Saturday, September 21, 2013

A Thought Experiment: Emulating Sparta

Occasionally I have the opportunity to listen to lectures online, and I've been progressing slowly, sporadically, but enjoyably through the free Yale lecture series on Ancient Greece. Today I was listening to the lecture by Dr. Kagan on Sparta, which was and remains famous for its intensive, rigorous, dedication to their polis; as well as their militaristic methods for maintaining it.

It is difficult to not be at once both impressed and appalled by the Spartans. It is impressive that a people would be so unified in mind and purpose to organize their entire society around such a distinct and vividly portrayed ideal. It is appalling when you see some of the lengths to which they went, and some of the strange results that were reported to have occurred.

For instance, Dr. Kagan relates a story told by one of the ancient historians about a Spartan youth. Spartans in training were fed only enough to survive and be fit for their tasks, but no more. They often sought to hunt and steal food, but if caught were severely punished. Once, a Spartan youth had caught a ferret and was preparing to kill it, but at the same moment the call to forms ranks was sounded. The boy, rather than lose his meal, stuffed the ferret into his cloak and joined the ranks. As the boy stood motionless awaiting inspection, the ferret began to eat into the boy's side. The boy, trained to ignore pain for whatever mental purpose was required, remained motionless. Eventually the ferret chewed his way to one of the boy's vital organs, and the boy dropped dead in the ranks.

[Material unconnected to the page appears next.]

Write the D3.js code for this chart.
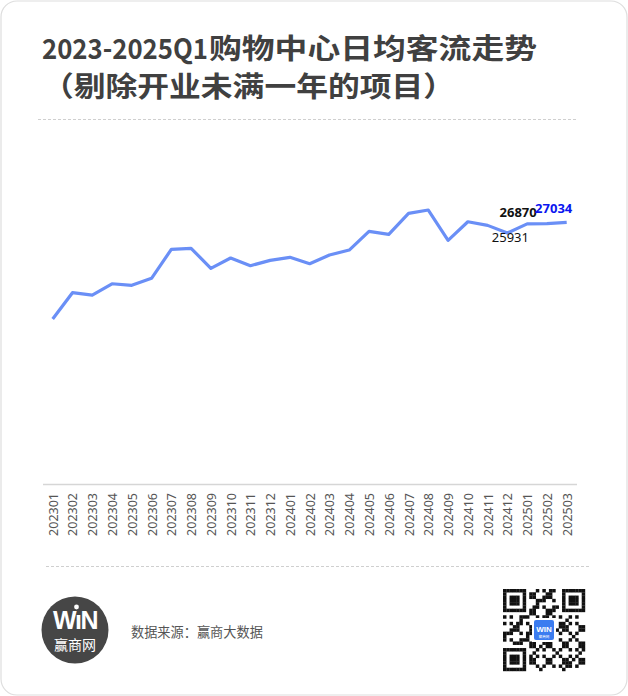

Whether or not such a story is true, it is striking portrait of the mastery of mind over body that results from the rigorous training program through which each Spartan boy was made to pass. It is also a striking portrait of the strange abominations that can result from rigorous devotion to a misplaced ideal. The Spartan youth had been trained to care so little for his flesh as to allow it to be destroyed for the sake of what eventually cost him that which he would preserve. Whether the fault is in the boy or the training is less my present concern that the potential good consequences of a rigorous devotion to a set of ideals, which is accompanied by training equal to the task.

What would it look like for the Church of God to be so zealously committed to the cause of reconciling the world to Christ the King of Kings that every implementation of their collective effort was designed to realize that ideal?